Date: 2010-04-27 10:55 pm (UTC)
From: [identity profile] proctologiste.livejournal.com
So I've been thinking about the dome.

In order to reduce engineering delta, perhaps making it into something hamster wheely would be a good idea.

I've found this product: http://www.qualitypooltoys.com/sl9089.html but it's clearly too small. I haven't been able to find an adult-sized one.

But the design for it inspired me to think about how to duplicate it. I think that an inflatable structure is just too weak to support an adult without some fancy engineering. Instead, one could do something such as take two very large circular tubes (perhaps what they make the floating islands out of), and place them side by side, like wheels, with rigid connectors, such as metal pipes. This maintains the "monkey bars" feel of the dome.

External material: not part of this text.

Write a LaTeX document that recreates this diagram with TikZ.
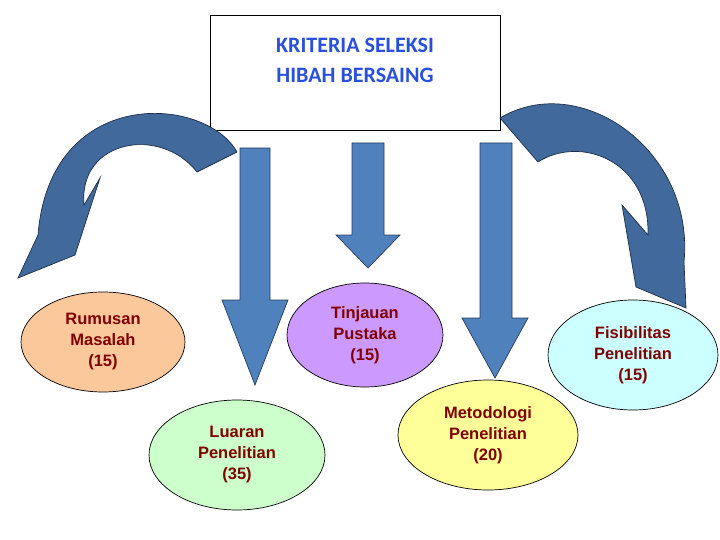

A good and relatively cheap way to augment this would be to cover the bars with (or rather, insert the bars through) some sort of foam, perhaps the same material those pool noodles are made of, both adding protection and flotation (well just a bit of the latter).

This also eliminates the very difficult problem of making sure that the dome floats and relatively evenly.

Date: 2010-04-28 04:56 am (UTC)
From: [identity profile] nasu-dengaku.livejournal.com
Cool, they do make hollow pool noodles.

http://www.intheswim.com/shopping/product.aspx?productid=SKU20035&scode=I9TKSHOP&e7=Y&e8=T0892&pcode=102&keyword=T0892

So we could (presuming the buoyancy calculations work out) bend the ends of someone's spare aluminum burningman dome struts to make various 3D polyhedra, and then sheathe them with foam to make the structure float. They might even be climbable.